Instructor: Mary Evans

Mary has taught elementary school for six years and has a master's degree in education.

Some of the most satisfying books to read are the ones in which the author is able to paint pictures with words, and 'The Book Thief' is just that kind of book. In this lesson, we'll investigate Markus Zusak's use of imagery in 'The Book Thief.'

Understanding Imagery

Have you ever read a book where you forgot you were reading at all but felt instead you were watching a movie in your mind? That's because of a little something called imagery!

Imagery is a literary device, or tool, writers use to help readers make mental pictures of what they are reading. In The Book Thief, Markus Zusak does a great job of creating images that help us to see what is happening in the story in a way that also helps us connect with how the characters are feeling.

Imagery allows readers to create mental movies.
graphic of movie playing from someones imagination

Imagery Engages the Senses

Throughout The Book Thief, imagery helps the reader to visualize the story. In order to achieve this, the author describes scenes by including details about how parts of the story look, smell, taste, feel, or sound.
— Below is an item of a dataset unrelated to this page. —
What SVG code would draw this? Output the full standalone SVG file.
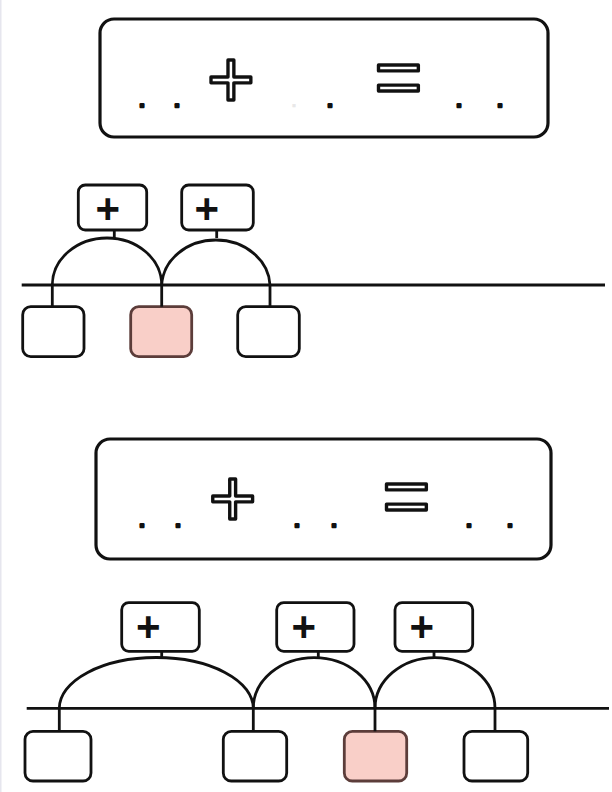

An example is when Liesel goes on a book-thieving mission, climbs through the Mayor's window and discovers cookies waiting for her. We can see, smell, and taste the atmosphere of the room just by reading the words that describe it:

'They were Kipferl left over from Christmas, and they'd been sitting on the desk for at least two weeks. Like miniature horseshoes with a layer of icing sugar, the ones on the bottom were bolted to the plate. The rest were piled on top, forming a chewy mound. She could already smell them when her fingers tightened on the window ledge. The room tasted like sugar and dough, and thousands of pages.'

Although we've likely never seen two-week old 'Kipferl', we can imagine what Leisel encountered that day when she entered the Mayor's wife's library. At this point in the story, food of any kind was limited, and through imagery we are able to see and understand what a treat these stale old Christmas cookies must have been for Liesel.

Surreal Imagery

The everyday imagery in 'The Book Thief' helps readers to make an ongoing mental movie as they make their way through the story. However, the book also has several special and spectacular moments of imagery. Some of the most amazing imagery in The Book Thief is surreal, meaning the images Zusak describes are fantastical. This imagery enables the reader to create mental pictures of things that could never actually happen, but those images somehow capture the feeling of the story just right.